_TO DO_: Every record must be repeated exactly; omit any pictures they contain.

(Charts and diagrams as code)
--------------------------------

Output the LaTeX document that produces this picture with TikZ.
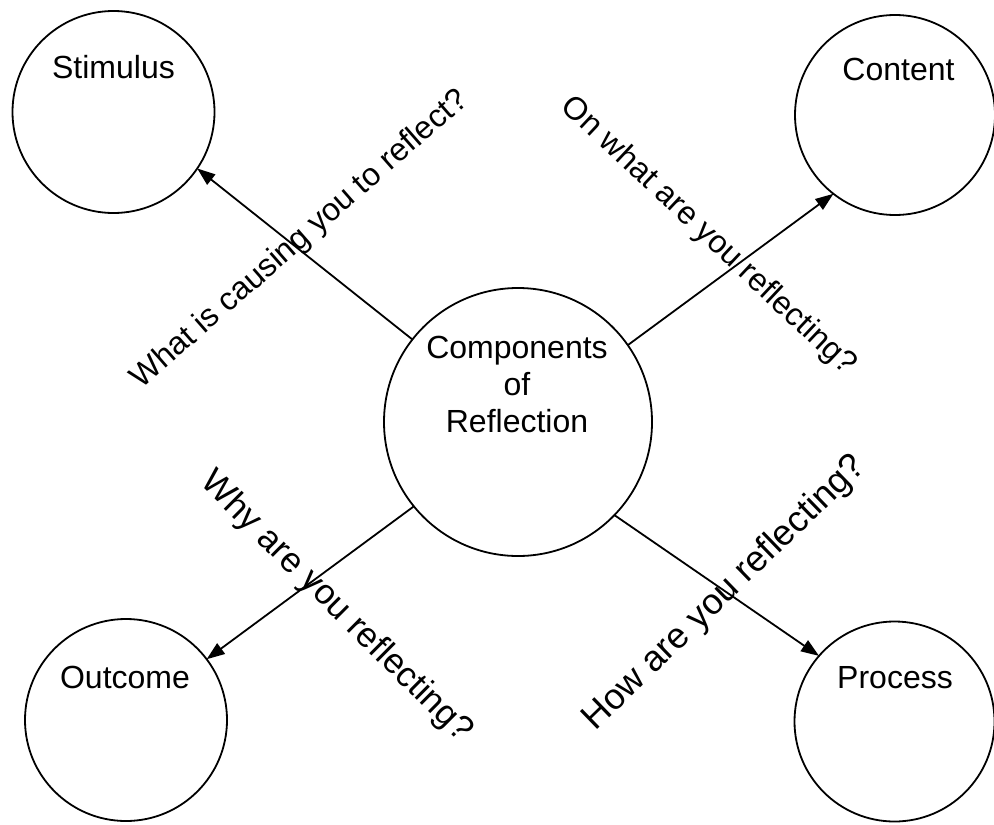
\documentclass[tikz,border=0pt]{standalone}
\usepackage{fontspec}
\setmainfont{Liberation Sans}
\usetikzlibrary{arrows.meta}
\begin{document}
\begin{tikzpicture}[x=0.5pt,y=-0.5pt,
  bubble/.style={circle,draw,line width=0.9pt,inner sep=0pt,outer sep=0pt},
  caption/.style={font=\fontsize{16}{18.5}\selectfont,inner sep=0pt,anchor=base},
  question/.style={inner sep=0pt,anchor=base},
  link/.style={line width=0.9pt,-{Triangle[length=9pt,width=6.5pt]}}]
\useasboundingbox (0,0) rectangle (994,824);

% circles
\node[bubble,minimum size=134pt] (hub) at (518,422) {};
\node[bubble,minimum size=101pt] (stimulus) at (113.5,112) {};
\node[bubble,minimum size=100pt] (content) at (895,115) {};
\node[bubble,minimum size=101pt] (outcome) at (126,720) {};
\node[bubble,minimum size=100pt] (process) at (894.5,721.5) {};

% circle captions
\node[font=\fontsize{16}{18.5}\selectfont,align=center,inner sep=0pt] (hubtext) at (517,384)
  {Components\\of\\Reflection};
\node[caption] (stimtext) at (113.5,79) {Stimulus};
\node[caption] (conttext) at (898.5,81) {Content};
\node[caption] (outtext) at (125,688) {Outcome};
\node[caption] (proctext) at (895,688) {Process};

% connectors
\draw[link] (hub.142) -- (stimulus.-34);
\draw[link] (hub.35) -- (content.232);
\draw[link] (hub.219) -- (outcome.37);
\draw[link] (hub.-44) -- (process.139);

% questions along the connectors
\node[question,font=\fontsize{16}{18.5}\selectfont,rotate=41.2] (q1) at (305.6,246)
  {What is causing you to reflect?};
\node[question,font=\fontsize{16}{18.5}\selectfont,rotate=-43.2] (q2) at (702.6,242)
  {On what are you reflecting?};
\node[question,font=\fontsize{17.5}{20}\selectfont,rotate=-44.8] (q3) at (329.8,613.5)
  {Why are you reflecting?};
\node[question,font=\fontsize{18}{20}\selectfont,rotate=44.1] (q4) at (731.5,599.8)
  {How are you reflecting?};
\end{tikzpicture}
\end{document}
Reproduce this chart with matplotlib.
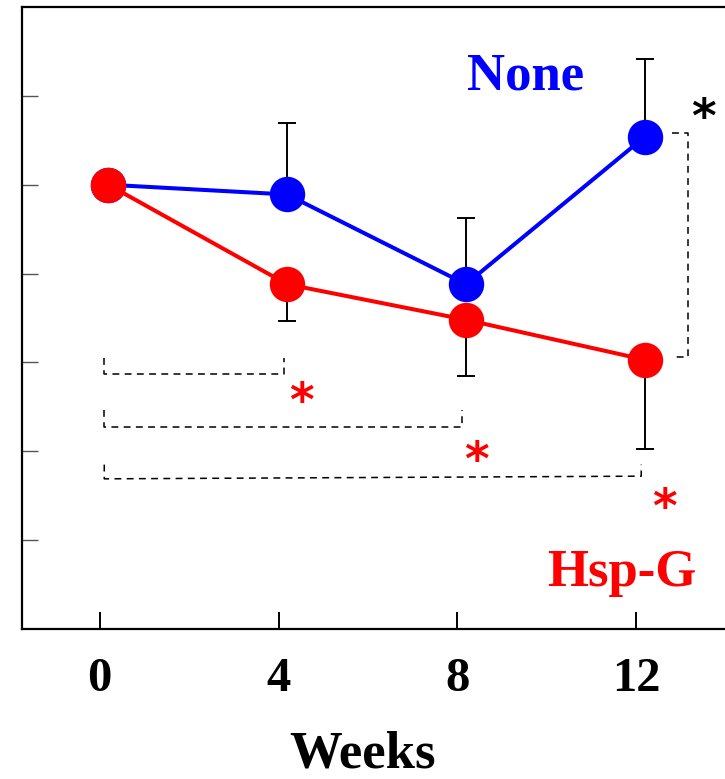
import matplotlib
matplotlib.use("Agg")
import matplotlib.pyplot as plt
import numpy as np

# ---- data ----
weeks = [0, 4, 8, 12]
tick_labels = ["0", "4", "8", "12"]
none_mean = [5.00, 4.89, 3.88, 5.54]
none_err_up = [0.00, 0.81, 0.75, 0.88]
hspg_mean = [5.00, 3.88, 3.48, 3.03]
hspg_err_down = [0.00, 0.41, 0.63, 1.00]

# significance brackets (Hsp-G week 0 vs week n), annotation levels
bracket_ends = [4, 8, 12]
bracket_levels = [2.87, 2.27, 1.69]
bracket_tops = [3.05, 2.46, 1.85]
star_pos = [(4.31, 2.63), (8.23, 1.96), (12.43, 1.44)]

serif = ["Liberation Serif", "DejaVu Serif"]

W, H, DPI = 7.25, 7.79, 100
fig = plt.figure(figsize=(W, H), dpi=DPI)
fig_w_px, fig_h_px = W * DPI, H * DPI

# axes extend beyond right edge of the figure (reference is cropped there)
ax_left_px, ax_top_px, ax_bot_px, ax_right_px = 22, 7, 629, 770
ax = fig.add_axes([ax_left_px / fig_w_px, 1 - ax_bot_px / fig_h_px,
                   (ax_right_px - ax_left_px) / fig_w_px,
                   (ax_bot_px - ax_top_px) / fig_h_px])
ax.set_xlim(-1.93, 14.8)
ax.set_ylim(0, 7)

x = np.array(weeks, dtype=float)

# None (blue)
ax.errorbar(x, none_mean, yerr=[np.zeros(4), none_err_up], fmt="none",
            ecolor="black", elinewidth=1.4, capsize=6.5, capthick=1.4, zorder=2)
ax.plot(x, none_mean, color="#0000ff", lw=2.9, marker="o", ms=25.5,
        markeredgewidth=0, zorder=3)
# Hsp-G (red)
ax.errorbar(x, hspg_mean, yerr=[hspg_err_down, np.zeros(4)], fmt="none",
            ecolor="black", elinewidth=1.4, capsize=6.5, capthick=1.4, zorder=2)
ax.plot(x, hspg_mean, color="#ff0000", lw=2.9, marker="o", ms=25.5,
        markeredgewidth=0, zorder=4)

dash = dict(color="black", lw=1.1, ls=(0, (4.5, 3.5)), zorder=1)
x0 = weeks[0] - 0.09
for end, lvl, top in zip(bracket_ends, bracket_levels, bracket_tops):
    xe = end - 0.08
    ax.plot([x0, x0, xe, xe], [top, lvl, lvl + (0.03 if end == 12 else 0), top], **dash)

star_dy = -0.09  # glyph sits high in its box
for (sx, sy) in star_pos:
    ax.text(sx, sy + star_dy, "*", color="#ff0000", fontsize=34, fontweight="bold",
            family=["DejaVu Sans"], ha="center", va="center")

# None vs Hsp-G at week 12
ax.plot([12.61, 12.97, 12.97, 12.61],
        [none_mean[3] + 0.04, none_mean[3] + 0.04, hspg_mean[3] + 0.03, hspg_mean[3] + 0.03], **dash)
ax.text(13.32, 5.82 + star_dy, "*", color="black", fontsize=34, fontweight="bold",
        family=["DejaVu Sans"], ha="center", va="center")

ax.text(9.34, 6.22, "None", color="#0000ff", fontsize=38, fontweight="bold",
        family=serif, ha="center", va="center")
ax.text(11.49, 0.63, "Hsp-G", color="#ff0000", fontsize=38, fontweight="bold",
        family=serif, ha="center", va="center")

# axes styling
ax.set_xticks([w - 0.19 for w in weeks])
ax.set_xticklabels(tick_labels, fontsize=35, fontweight="bold", family=serif)
ax.set_yticks([1, 2, 3, 4, 5, 6])
ax.set_yticklabels([])
ax.tick_params(axis="x", direction="in", length=12, width=1.4, pad=20, colors="black")
ax.tick_params(axis="y", direction="in", length=11.5, width=1.0, color="#555555")
for s in ["left", "bottom", "top", "right"]:
    ax.spines[s].set_linewidth(1.6)
    ax.spines[s].set_color("black")

fig.text(362 / fig_w_px, 1 - 768 / fig_h_px, "Weeks", fontsize=38, fontweight="bold",
         family=serif, ha="center", va="baseline")

fig.savefig("out.png", dpi=DPI)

--------------------------------

_THE COMPLETED TASK_:
Output the LaTeX document that produces this picture with TikZ.
\documentclass[tikz,border=0pt]{standalone}
\usepackage{fontspec}
\setmainfont{Liberation Sans}
\usetikzlibrary{arrows.meta}
\begin{document}
\begin{tikzpicture}[x=0.5pt,y=-0.5pt,
  bubble/.style={circle,draw,line width=0.9pt,inner sep=0pt,outer sep=0pt},
  caption/.style={font=\fontsize{16}{18.5}\selectfont,inner sep=0pt,anchor=base},
  question/.style={inner sep=0pt,anchor=base},
  link/.style={line width=0.9pt,-{Triangle[length=9pt,width=6.5pt]}}]
\useasboundingbox (0,0) rectangle (994,824);

% circles
\node[bubble,minimum size=134pt] (hub) at (518,422) {};
\node[bubble,minimum size=101pt] (stimulus) at (113.5,112) {};
\node[bubble,minimum size=100pt] (content) at (895,115) {};
\node[bubble,minimum size=101pt] (outcome) at (126,720) {};
\node[bubble,minimum size=100pt] (process) at (894.5,721.5) {};

% circle captions
\node[font=\fontsize{16}{18.5}\selectfont,align=center,inner sep=0pt] (hubtext) at (517,384)
  {Components\\of\\Reflection};
\node[caption] (stimtext) at (113.5,79) {Stimulus};
\node[caption] (conttext) at (898.5,81) {Content};
\node[caption] (outtext) at (125,688) {Outcome};
\node[caption] (proctext) at (895,688) {Process};

% connectors
\draw[link] (hub.142) -- (stimulus.-34);
\draw[link] (hub.35) -- (content.232);
\draw[link] (hub.219) -- (outcome.37);
\draw[link] (hub.-44) -- (process.139);

% questions along the connectors
\node[question,font=\fontsize{16}{18.5}\selectfont,rotate=41.2] (q1) at (305.6,246)
  {What is causing you to reflect?};
\node[question,font=\fontsize{16}{18.5}\selectfont,rotate=-43.2] (q2) at (702.6,242)
  {On what are you reflecting?};
\node[question,font=\fontsize{17.5}{20}\selectfont,rotate=-44.8] (q3) at (329.8,613.5)
  {Why are you reflecting?};
\node[question,font=\fontsize{18}{20}\selectfont,rotate=44.1] (q4) at (731.5,599.8)
  {How are you reflecting?};
\end{tikzpicture}
\end{document}
Reproduce this chart with matplotlib.
import matplotlib
matplotlib.use("Agg")
import matplotlib.pyplot as plt
import numpy as np

# ---- data ----
weeks = [0, 4, 8, 12]
tick_labels = ["0", "4", "8", "12"]
none_mean = [5.00, 4.89, 3.88, 5.54]
none_err_up = [0.00, 0.81, 0.75, 0.88]
hspg_mean = [5.00, 3.88, 3.48, 3.03]
hspg_err_down = [0.00, 0.41, 0.63, 1.00]

# significance brackets (Hsp-G week 0 vs week n), annotation levels
bracket_ends = [4, 8, 12]
bracket_levels = [2.87, 2.27, 1.69]
bracket_tops = [3.05, 2.46, 1.85]
star_pos = [(4.31, 2.63), (8.23, 1.96), (12.43, 1.44)]

serif = ["Liberation Serif", "DejaVu Serif"]

W, H, DPI = 7.25, 7.79, 100
fig = plt.figure(figsize=(W, H), dpi=DPI)
fig_w_px, fig_h_px = W * DPI, H * DPI

# axes extend beyond right edge of the figure (reference is cropped there)
ax_left_px, ax_top_px, ax_bot_px, ax_right_px = 22, 7, 629, 770
ax = fig.add_axes([ax_left_px / fig_w_px, 1 - ax_bot_px / fig_h_px,
                   (ax_right_px - ax_left_px) / fig_w_px,
                   (ax_bot_px - ax_top_px) / fig_h_px])
ax.set_xlim(-1.93, 14.8)
ax.set_ylim(0, 7)

x = np.array(weeks, dtype=float)

# None (blue)
ax.errorbar(x, none_mean, yerr=[np.zeros(4), none_err_up], fmt="none",
            ecolor="black", elinewidth=1.4, capsize=6.5, capthick=1.4, zorder=2)
ax.plot(x, none_mean, color="#0000ff", lw=2.9, marker="o", ms=25.5,
        markeredgewidth=0, zorder=3)
# Hsp-G (red)
ax.errorbar(x, hspg_mean, yerr=[hspg_err_down, np.zeros(4)], fmt="none",
            ecolor="black", elinewidth=1.4, capsize=6.5, capthick=1.4, zorder=2)
ax.plot(x, hspg_mean, color="#ff0000", lw=2.9, marker="o", ms=25.5,
        markeredgewidth=0, zorder=4)

dash = dict(color="black", lw=1.1, ls=(0, (4.5, 3.5)), zorder=1)
x0 = weeks[0] - 0.09
for end, lvl, top in zip(bracket_ends, bracket_levels, bracket_tops):
    xe = end - 0.08
    ax.plot([x0, x0, xe, xe], [top, lvl, lvl + (0.03 if end == 12 else 0), top], **dash)

star_dy = -0.09  # glyph sits high in its box
for (sx, sy) in star_pos:
    ax.text(sx, sy + star_dy, "*", color="#ff0000", fontsize=34, fontweight="bold",
            family=["DejaVu Sans"], ha="center", va="center")

# None vs Hsp-G at week 12
ax.plot([12.61, 12.97, 12.97, 12.61],
        [none_mean[3] + 0.04, none_mean[3] + 0.04, hspg_mean[3] + 0.03, hspg_mean[3] + 0.03], **dash)
ax.text(13.32, 5.82 + star_dy, "*", color="black", fontsize=34, fontweight="bold",
        family=["DejaVu Sans"], ha="center", va="center")

ax.text(9.34, 6.22, "None", color="#0000ff", fontsize=38, fontweight="bold",
        family=serif, ha="center", va="center")
ax.text(11.49, 0.63, "Hsp-G", color="#ff0000", fontsize=38, fontweight="bold",
        family=serif, ha="center", va="center")

# axes styling
ax.set_xticks([w - 0.19 for w in weeks])
ax.set_xticklabels(tick_labels, fontsize=35, fontweight="bold", family=serif)
ax.set_yticks([1, 2, 3, 4, 5, 6])
ax.set_yticklabels([])
ax.tick_params(axis="x", direction="in", length=12, width=1.4, pad=20, colors="black")
ax.tick_params(axis="y", direction="in", length=11.5, width=1.0, color="#555555")
for s in ["left", "bottom", "top", "right"]:
    ax.spines[s].set_linewidth(1.6)
    ax.spines[s].set_color("black")

fig.text(362 / fig_w_px, 1 - 768 / fig_h_px, "Weeks", fontsize=38, fontweight="bold",
         family=serif, ha="center", va="baseline")

fig.savefig("out.png", dpi=DPI)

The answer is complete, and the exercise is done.